--- Challenge ---
In the data, extract each line that holds the string "chart".

--- Recorded information ---
* * * *
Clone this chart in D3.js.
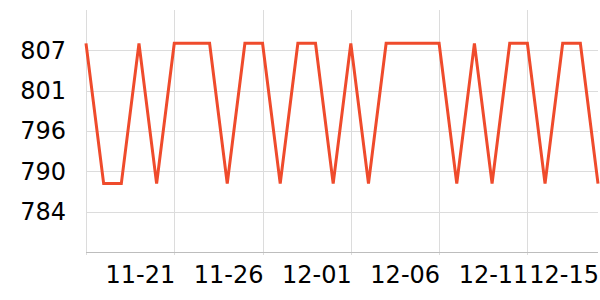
<!DOCTYPE html>
<html>
<head>
<meta charset="utf-8">
<script src="https://cdn.jsdelivr.net/npm/d3@7"></script>
<style>
  body { margin: 0; background: #fff; }
  svg { display: block; font-family: "DejaVu Sans", sans-serif; }
</style>
</head>
<body>
<div id="chart"></div>
<script>
// Daily values, 11-16 .. 12-15
const dates = ["11-16", "11-17", "11-18", "11-19", "11-20", "11-21", "11-22", "11-23", "11-24", "11-25",
  "11-26", "11-27", "11-28", "11-29", "11-30", "12-01", "12-02", "12-03", "12-04", "12-05",
  "12-06", "12-07", "12-08", "12-09", "12-10", "12-11", "12-12", "12-13", "12-14", "12-15"];
const values = [808, 788, 788, 808, 788, 808, 808, 808, 788, 808,
  808, 788, 808, 808, 788, 808, 788, 808, 808, 808,
  808, 788, 808, 788, 808, 808, 788, 808, 808, 788];
const xTickLabels = ["11-21", "11-26", "12-01", "12-06", "12-11", "12-15"];
const xGridDates = ["11-16", "11-21", "11-26", "12-01", "12-06", "12-11"];
const yTicks = [784, 789.75, 795.5, 801.25, 807];
const yDomain = [778.25, 812.75];

const width = 600;
const height = 300;
const margin = { top: 10, right: 2, bottom: 48, left: 86 };

const svg = d3.select("#chart").append("svg")
  .attr("width", width)
  .attr("height", height);

const x = d3.scalePoint()
  .domain(dates)
  .range([margin.left, width - margin.right]);

const y = d3.scaleLinear()
  .domain(yDomain)
  .range([height - margin.bottom, margin.top]);

// horizontal grid lines
svg.append("g")
  .selectAll("line")
  .data(yTicks)
  .join("line")
  .attr("x1", margin.left)
  .attr("x2", width - margin.right)
  .attr("y1", d => Math.round(y(d)) + 0.5)
  .attr("y2", d => Math.round(y(d)) + 0.5)
  .attr("stroke", "#dcdcdc");

// vertical grid lines
svg.append("g")
  .selectAll("line")
  .data(xGridDates)
  .join("line")
  .attr("x1", d => Math.round(x(d)) + 0.5)
  .attr("x2", d => Math.round(x(d)) + 0.5)
  .attr("y1", margin.top)
  .attr("y2", height - margin.bottom + 3)
  .attr("stroke", "#dcdcdc");

// x axis line
svg.append("line")
  .attr("x1", margin.left)
  .attr("x2", width - margin.right)
  .attr("y1", height - margin.bottom + 0.5)
  .attr("y2", height - margin.bottom + 0.5)
  .attr("stroke", "#bdbdbd");

// y labels
svg.append("g")
  .selectAll("text")
  .data(yTicks)
  .join("text")
  .attr("x", 66)
  .attr("y", d => y(d))
  .attr("dy", "0.35em")
  .attr("text-anchor", "end")
  .attr("font-size", 24)
  .attr("fill", "#000")
  .text(d => d3.format(".0f")(d));

// x labels, right-aligned at their tick
svg.append("g")
  .selectAll("text")
  .data(xTickLabels)
  .join("text")
  .attr("x", d => x(d) + 1)
  .attr("y", 283)
  .attr("text-anchor", "end")
  .attr("font-size", 24)
  .attr("fill", "#000")
  .text(d => d);

// line
const line = d3.line()
  .x((d, i) => x(dates[i]))
  .y(d => y(d));

svg.append("path")
  .datum(values)
  .attr("fill", "none")
  .attr("stroke", "#ef4b2c")
  .attr("stroke-width", 3)
  .attr("stroke-linejoin", "miter")
  .attr("d", line);
</script>
</body>
</html>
* * * *
--- Expected answer ---
Clone this chart in D3.js.
<div id="chart"></div>
const svg = d3.select("#chart").append("svg")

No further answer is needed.